Thanks also to the Court’s own staff, led by Executive Legal Officer, Lori Newton, who directly support the judiciary in the regional offices, and in my office.
And of course, our thanks to our justice partners – members of the bar, police, correctional services, Legal Aid Ontario, municipalities, and service providers in family, criminal and provincial offences practice areas – who adapted to new processes and who kept the wheels of justice turning during these uncertain times. Our courts across the province remained open due to your efforts.
The pandemic—continuing challenges
Though justice participants can feel proud of many accomplishments during the past 18 months, some challenges remain.
One challenge we cannot ignore is the backlog of cases in our courts. This past year has seen an extra 60,000 criminal cases added to our backlog. There is also a backlog in Provincial Offences court. While the number of family matters in case management court has been reduced, there remains a concerning backlog in family trial matters.
The Court is working to address pandemic-related trial backlogs in criminal, family and Provincial Offences Act court. A number of initiatives have already been identified to reduce the criminal case backlog. These initiatives include judge-led case management courts; an increase in availability of judicial pre-trials to get these matters ready for trial or resolution; and additional plea and trial courts.
The Court also continues to experience issues in our satellite and fly-in courts, which were particularly badly affected by the pandemic. We are committed to working with justice and community partners to address the current unsustainable state in these courts and communities.

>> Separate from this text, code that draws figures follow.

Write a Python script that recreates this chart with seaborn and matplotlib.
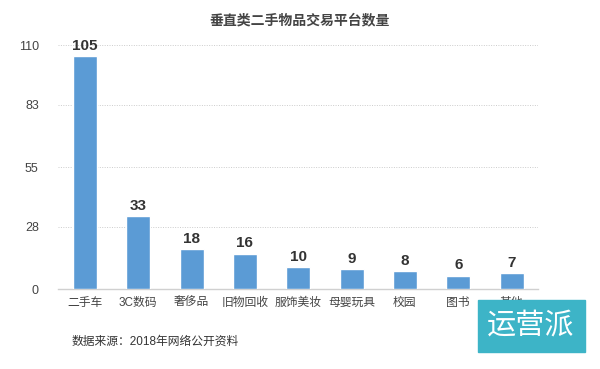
import matplotlib
matplotlib.use("Agg")
import matplotlib.pyplot as plt
import seaborn as sns
import pandas as pd

categories = ["二手车", "3C数码", "奢侈品", "旧物回收", "服饰美妆", "母婴玩具", "校园", "图书", "其他"]
values = [105, 33, 18, 16, 10, 9, 8, 6, 7]
yticks = [0, 28, 55, 83, 110]

sns.set_theme(style="white")
plt.rcParams['font.family'] = ['Liberation Sans', 'Noto Sans CJK SC', 'DejaVu Sans']

df = pd.DataFrame({"cat": categories, "val": values})
fig = plt.figure(figsize=(6, 3.69), dpi=100)
ax = fig.add_axes([0.097, 0.2168, 0.8, 0.661])
sns.barplot(data=df, x="cat", y="val", color="#5b9bd5", saturation=1, width=0.45, ax=ax, zorder=3)

ax.set_ylim(0, 110)
ax.set_yticks(yticks)
ax.set_xlim(-0.5, len(categories) - 0.5)
ax.yaxis.grid(True, linestyle=(0, (1, 1.5)), color="#cccccc", linewidth=0.7, zorder=0)
ax.set_xlabel("")
ax.set_ylabel("")
for s in ["top", "right", "left"]:
    ax.spines[s].set_visible(False)
ax.spines["bottom"].set_color("#d0d0d0")
ax.spines["bottom"].set_linewidth(1)
ax.tick_params(axis="y", length=0, labelsize=9, labelcolor="#444444", pad=14)
ax.tick_params(axis="x", length=0, labelsize=8.5, labelcolor="#444444", pad=6)

for i, v in enumerate(values):
    ax.text(i, v + 1.5, str(v), ha="center", va="bottom", fontsize=11,
            fontweight="bold", color="#333333")

fig.text(0.5, 0.945, "垂直类二手物品交易平台数量", ha="center", va="center",
         fontsize=10, fontweight="bold", color="#444444")
fig.text(0.12, 0.075, "数据来源：2018年网络公开资料", ha="left", va="center",
         fontsize=8.5, color="#333333")

# watermark
fig.patches.append(matplotlib.patches.Rectangle((478/600, 1-352/369), 107/600, 52/369,
                   transform=fig.transFigure, color="#3db4c7", zorder=10))
fig.text(531/600, 1-326/369, "运营派", ha="center", va="center", fontsize=21,
         color="white", zorder=11)

fig.savefig("out.png", dpi=100)
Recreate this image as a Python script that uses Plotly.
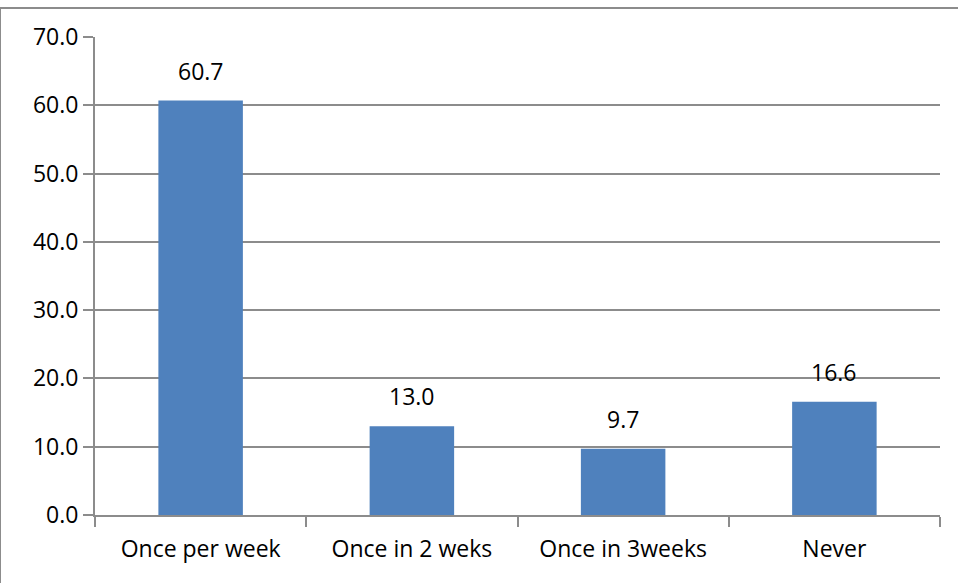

There is a renewed need for a robust, sustainable, and properly supported legal aid system in both criminal and family courts to ensure equitable access to justice.
While we have made significant advances in video capacity in our courts, there continues to be a pressing need for increased technology and staffing, in courts and in correctional institutions. These investments are critical so that accused persons are brought before the Court in a timely manner for their court appearances.
We have accomplished a great deal by working cooperatively with our justice partners. I am certain these challenges can be addressed by continuing to work together to make an equitable and modern justice system.
Other Strategic Priorities for the Court
Despite the pandemic, the Court continued to move forward on other strategic priorities—three of which I will highlight today.
The work of the Court’s Judicial Equity, Diversity & Inclusion Committee and the Indigenous Initiatives Advisory Committee continue as important forums for the Court to enhance and promote equity, diversity, and inclusion.
Despite the enormous challenges we faced with the pandemic, the Court is also very proud that we have been able to continue the collaboration with the Ministry of the Attorney General and community partners to launch three pilot Justice Centres in Toronto Downtown East, Northwest Toronto, and London. We look forward to a fourth Centre launching shortly in Kenora. Through this initiative, the OCJ is innovating how justice is delivered to our most vulnerable and marginalized populations.
So, what lies ahead? There are uncertain days and months ahead as new Covid variants challenge our early optimism about vaccination and herd immunity. There is still a lot of work that needs to be done especially for the least enfranchised. The pandemic has forced the justice system to modernize. We made great strides in delivering justice virtually and advanced opportunities to improve access to justice. We will continue to work collaboratively with all justice partners as we move forward from pandemic responses to post-pandemic operations.
Once the pandemic is finally behind us, I am confident that the justice system will be a more robust system – one that will benefit from the innovations and one that is more accessible and inclusive to the most vulnerable individuals in our society.